In February 1933, a seriously ill and emaciated prisoner was carried out of an ambulance on a stretcher and put on a ship about to sail from Bombay to Europe. When the same man boarded a KLM flight in Calcutta for Europe in November 1937, he was the President-elect of the Indian National Congress.
The years 1933 to 1937 witnessed the transformation of a radical leader into a statesman. This volume brings together the letters, articles, and speeches from a fascinating, though somewhat unusual and relatively neglected, phase of the career of Subhas Chandra Bose. An extraordinarily wide array of topics and themes are touched upon and explored in his works of this period—imperialism, nationalism, fascism, communism, psychology, philosophy, spirituality, urban planning, travel, Gandhi, Ireland, love, and more.
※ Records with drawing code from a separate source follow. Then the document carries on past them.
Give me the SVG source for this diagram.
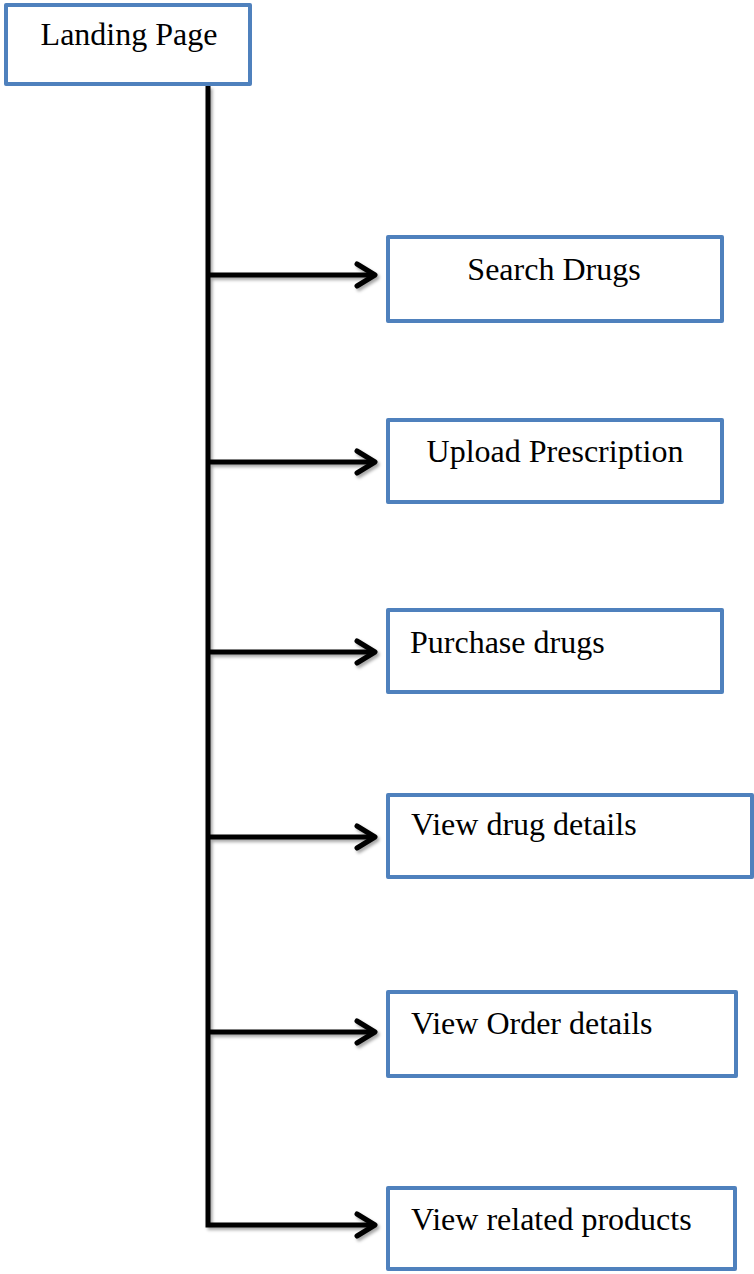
<svg xmlns="http://www.w3.org/2000/svg" width="754" height="1274" viewBox="0 0 754 1274">
  <defs>
    <style>
      .box { fill: #ffffff; stroke: #4f81bd; stroke-width: 4; stroke-linejoin: round; }
      .label { font-family: "Liberation Serif", "Times New Roman", serif; font-size: 32px; fill: #000000; }
      .link { fill: none; stroke: #000000; stroke-width: 5; }
    </style>
    <filter id="shadow" x="-10%" y="-10%" width="130%" height="130%">
      <feDropShadow dx="2" dy="2.5" stdDeviation="1.5" flood-color="#000000" flood-opacity="0.35"/>
    </filter>
    <marker id="chevron" markerUnits="userSpaceOnUse" viewBox="-22 -14 26 28" refX="0" refY="0" markerWidth="26" markerHeight="28" orient="auto">
      <path d="M-18,-11 L0,0 L-18,11" fill="none" stroke="#000000" stroke-width="5" stroke-linecap="round" stroke-linejoin="round"/>
    </marker>
  </defs>

  <rect width="754" height="1274" fill="#ffffff"/>

  <!-- connectors: trunk from the landing page with branches to each action -->
  <g id="connectors" class="link" filter="url(#shadow)">
    <path d="M208,86 V1225 H375" marker-end="url(#chevron)"/>
    <path d="M208,275 H375" marker-end="url(#chevron)"/>
    <path d="M208,462 H375" marker-end="url(#chevron)"/>
    <path d="M208,652 H375" marker-end="url(#chevron)"/>
    <path d="M208,837 H375" marker-end="url(#chevron)"/>
    <path d="M208,1032 H375" marker-end="url(#chevron)"/>
  </g>

  <g id="landing-page">
    <rect class="box" x="6" y="5" width="244" height="79"/>
    <text class="label" x="129" y="45" text-anchor="middle">Landing Page</text>
  </g>

  <g id="search-drugs">
    <rect class="box" x="388" y="237" width="334" height="84"/>
    <text class="label" x="554" y="280" text-anchor="middle">Search Drugs</text>
  </g>

  <g id="upload-prescription">
    <rect class="box" x="388" y="420" width="334" height="82"/>
    <text class="label" x="555" y="462" text-anchor="middle">Upload Prescription</text>
  </g>

  <g id="purchase-drugs">
    <rect class="box" x="388" y="610" width="334" height="82"/>
    <text class="label" x="410" y="653">Purchase drugs</text>
  </g>

  <g id="view-drug-details">
    <rect class="box" x="388" y="795" width="364" height="82"/>
    <text class="label" x="411" y="835">View drug details</text>
  </g>

  <g id="view-order-details">
    <rect class="box" x="388" y="992" width="348" height="84"/>
    <text class="label" x="411" y="1034">View Order details</text>
  </g>

  <g id="view-related-products">
    <rect class="box" x="388" y="1188" width="347" height="81"/>
    <text class="label" x="411" y="1230">View related products</text>
  </g>
</svg>
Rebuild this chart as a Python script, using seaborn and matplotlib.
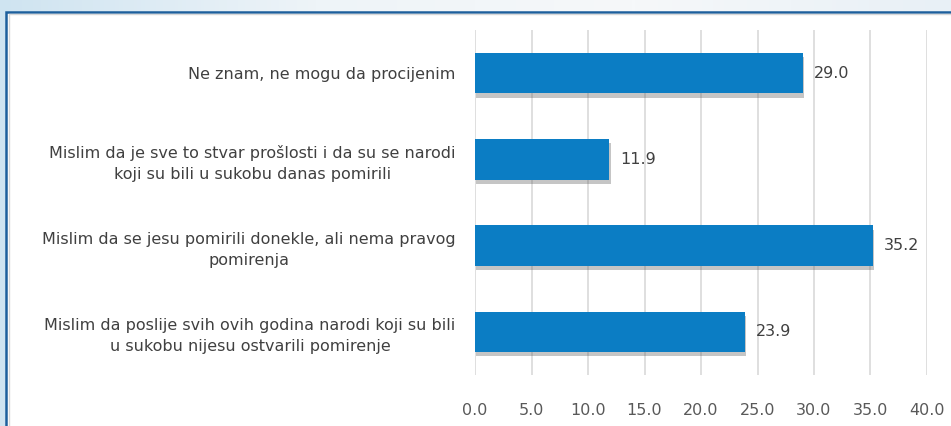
import numpy as np
import pandas as pd
import matplotlib
matplotlib.use("Agg")
import matplotlib.pyplot as plt
import matplotlib.patheffects as pe
from matplotlib.patches import Rectangle
from matplotlib.colors import LinearSegmentedColormap
import seaborn as sns

categories = [
    "Ne znam, ne mogu da procijenim",
    "Mislim da je sve to stvar prošlosti i da su se narodi\nkoji su bili u sukobu danas pomirili",
    "Mislim da se jesu pomirili donekle, ali nema pravog\npomirenja",
    "Mislim da poslije svih ovih godina narodi koji su bili\nu sukobu nijesu ostvarili pomirenje",
]
values = [29.0, 11.9, 35.2, 23.9]
x_ticks = [0, 5, 10, 15, 20, 25, 30, 35, 40]

df = pd.DataFrame({"odgovor": categories, "procenat": values})

sns.set_theme(style="white")
plt.rcParams["font.family"] = ["DejaVu Sans"]

W, H = 951, 426
fig = plt.figure(figsize=(W / 100, H / 100), dpi=100)

# soft blue backdrop behind the chart frame
bg = fig.add_axes([0, 0, 1, 1], zorder=0)
cmap = LinearSegmentedColormap.from_list("bg", ["#cfe4f1", "#eef4f8", "#f6f8fa", "#e8f0f6"])
bg.imshow(np.linspace(0, 1, 256)[None, :], aspect="auto", cmap=cmap,
          extent=[0, 1, 0, 1], transform=bg.transAxes)
bg.set_axis_off()

# white chart frame with a dark blue edge
frame = Rectangle((5.5 / W, -0.1), 1.1, (H - 11.5) / H + 0.1,
                  transform=fig.transFigure, facecolor="white",
                  edgecolor="#1d5f9c", linewidth=1.8, zorder=1)
fig.patches.append(frame)
inner = Rectangle((8.5 / W, -0.1), 1.1, (H - 14) / H + 0.1,
                  transform=fig.transFigure, facecolor="none",
                  edgecolor="#d8d8d8", linewidth=1.0, zorder=1)
fig.patches.append(inner)

left, right, top, bottom = 475, 927, 30, 375
ax = fig.add_axes([left / W, 1 - bottom / H, (right - left) / W, (bottom - top) / H], zorder=2)
ax.patch.set_alpha(0)

sns.barplot(data=df, y="odgovor", x="procenat", orient="h", color="#0b7dc4",
            width=0.47, saturation=1, ax=ax, zorder=3)

for bar in ax.patches:
    bar.set_path_effects([pe.SimplePatchShadow(offset=(1, -3), shadow_rgbFace="#5a5a5a", alpha=0.35),
                          pe.Normal()])
    bar.set_edgecolor("none")

for bar, v in zip(ax.patches, values):
    ax.annotate(f"{v:.1f}", (bar.get_width(), bar.get_y() + bar.get_height() / 2),
                xytext=(11, 0), textcoords="offset pixels",
                ha="left", va="center", fontsize=11.5, color="#404040")

ax.set_xlim(0, 40)
ax.set_ylim(3.5, -0.5)
ax.set_xticks(x_ticks)
ax.set_xticklabels([f"{t:.1f}" for t in x_ticks])
ax.grid(axis="x", color="#d9d9d9", linewidth=1.2, zorder=0)
ax.set_axisbelow(True)
for s in ax.spines.values():
    s.set_visible(False)
ax.set_xlabel("")
ax.set_ylabel("")
ax.tick_params(axis="x", length=0, pad=20, labelsize=11.5, labelcolor="#595959")
ax.tick_params(axis="y", length=0, pad=14, labelsize=11.5, labelcolor="#404040")
for lab in ax.get_yticklabels():
    lab.set_multialignment("center")
    lab.set_linespacing(1.5)

fig.savefig("out.png", dpi=100)
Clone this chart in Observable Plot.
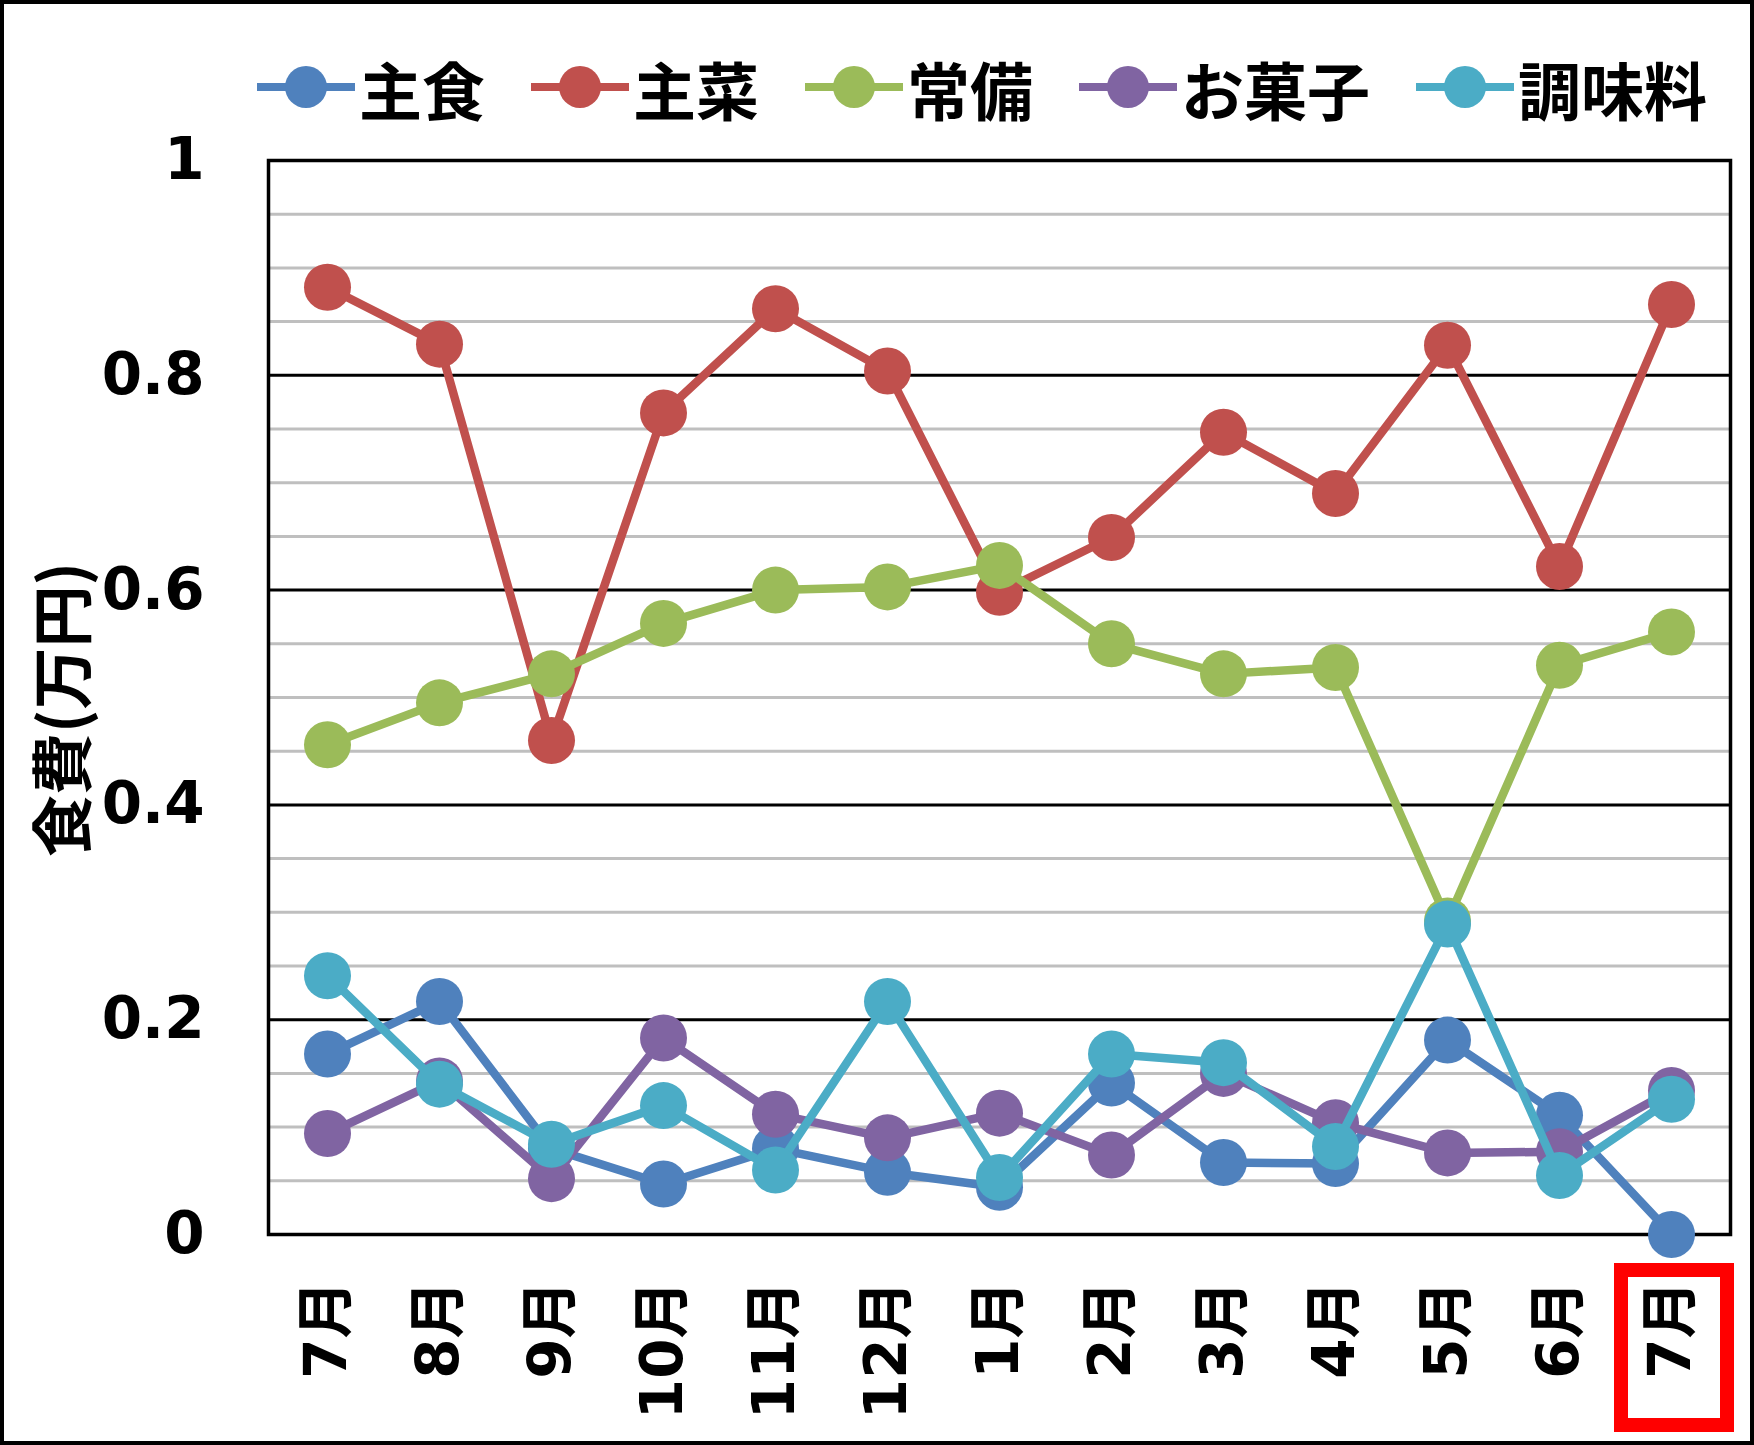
<!DOCTYPE html>
<html><head><meta charset="utf-8">
<script src="https://cdn.jsdelivr.net/npm/d3@7"></script>
<script src="https://cdn.jsdelivr.net/npm/@observablehq/plot@0.6"></script>
<style>
body{margin:0;background:#fff;}
#wrap{position:relative;width:1754px;height:1445px;overflow:hidden;background:#fff;}
#border{position:absolute;left:0;top:0;width:1754px;height:1445px;box-sizing:border-box;border:4px solid #000;pointer-events:none;}
#legend{position:absolute;left:257px;top:50px;height:74px;display:flex;align-items:center;gap:46px;}
.item{display:flex;align-items:center;gap:4px;font-family:"Noto Sans CJK JP";font-weight:700;font-size:63px;line-height:1;color:#000;}
#chart{position:absolute;left:0;top:120px;}
#hl{position:absolute;border:14px solid #f00;box-sizing:border-box;}
</style></head>
<body><div id="wrap"><div id="legend"></div><div id="chart"></div><div id="hl"></div><div id="border"></div></div>
<script>
const months = ["7月","8月","9月","10月","11月","12月","1月","2月","3月","4月","5月","6月","7月"];
const seriesNames = ["主食","主菜","常備","お菓子","調味料"];
const seriesColors = ["#4F81BD","#C0504D","#9BBB59","#8064A2","#4BACC6"];
const shushoku = [0.168,0.217,0.080,0.047,0.080,0.058,0.044,0.141,0.067,0.066,0.181,0.111,0.000];
const shusai   = [0.882,0.829,0.460,0.765,0.862,0.804,0.598,0.649,0.747,0.690,0.828,0.622,0.866];
const jobi     = [0.456,0.495,0.522,0.569,0.600,0.603,0.623,0.550,0.522,0.528,0.292,0.530,0.561];
const okashi   = [0.094,0.143,0.052,0.183,0.112,0.090,0.113,0.074,0.150,0.104,0.076,0.077,0.134];
const chomiryo = [0.241,0.140,0.084,0.120,0.060,0.217,0.053,0.168,0.160,0.082,0.289,0.055,0.126];
const yTicks = [0,0.2,0.4,0.6,0.8,1];
const yMajorGrid = [0.2,0.4,0.6,0.8];
const yMinorGrid = [0.05,0.1,0.15,0.25,0.3,0.35,0.45,0.5,0.55,0.65,0.7,0.75,0.85,0.9,0.95];
const yLabel = "食費(万円)";

const seriesValues = [shushoku, shusai, jobi, okashi, chomiryo];
const idx = months.map((_, i) => i);

// legend
const legend = document.getElementById("legend");
seriesNames.forEach((name, k) => {
  const item = document.createElement("div");
  item.className = "item";
  item.innerHTML = `<svg width="98" height="46"><line x1="0" x2="98" y1="23" y2="23" stroke="${seriesColors[k]}" stroke-width="8"/><circle cx="49" cy="23" r="21" fill="${seriesColors[k]}"/></svg><span>${name}</span>`;
  legend.appendChild(item);
});

const marks = [
  Plot.ruleY(yMinorGrid, {stroke: "#BFBFBF", strokeWidth: 3}),
  Plot.ruleY(yMajorGrid, {stroke: "#000", strokeWidth: 3}),
  Plot.frame({stroke: "#000", strokeWidth: 3.5}),
  Plot.axisY({ticks: yTicks, tickSize: 0, tickPadding: 64, label: null, fontSize: 58, fontWeight: "bold", tickFormat: d => String(d)}),
  Plot.axisX({ticks: idx, tickSize: 0, tickPadding: 46, tickRotate: -90, label: null, fontSize: 58, fontWeight: "bold", tickFormat: i => months[i]}),
  Plot.text([yLabel], {frameAnchor: "left", textAnchor: "middle", dx: -202, dy: 12, rotate: -90, fontSize: 62, fontWeight: "bold", fontFamily: "Noto Sans CJK JP", fill: "#000"})
];
seriesValues.forEach((vals, k) => {
  const data = vals.map((v, i) => ({i, v}));
  marks.push(Plot.line(data, {x: "i", y: "v", stroke: seriesColors[k], strokeWidth: 8.5}));
  marks.push(Plot.dot(data, {x: "i", y: "v", r: 23.5, fill: seriesColors[k]}));
});

const plot = Plot.plot({
  width: 1754,
  height: 1325,
  marginLeft: 268,
  marginRight: 24,
  marginTop: 40,
  marginBottom: 211,
  style: {fontFamily: "'DejaVu Sans', 'Noto Sans CJK JP', sans-serif", color: "#000", background: "transparent", overflow: "visible"},
  x: {type: "point", domain: idx, padding: 0.5, axis: null},
  y: {domain: [0, 1], axis: null},
  marks
});
document.getElementById("chart").appendChild(plot);

const hx = plot.scale("x").apply(months.length - 1);
const hl = document.getElementById("hl");
hl.style.left = (hx - 57) + "px";
hl.style.width = "120px";
hl.style.top = "1263px";
hl.style.height = "169px";
</script>
</body></html>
SISIR KUMAR BOSE (1920–2000) founded the Netaji Research Bureau in 1957 and was its guiding spirit. A participant in the Indian freedom struggle, he was imprisoned by the British. After Independence he authored and edited biographies, memoirs, monographs, and research papers on Netaji’s life and times.
SUGATA BOSE is Gardiner Professor of History at Harvard University. He is the author of several books on economic, social, and political history, including A Hundred Horizons: The Indian Ocean in the Age of Global Empire and His Majesty’s Opponent: Subhas Chandra Bose and India’s Struggle Against Empire.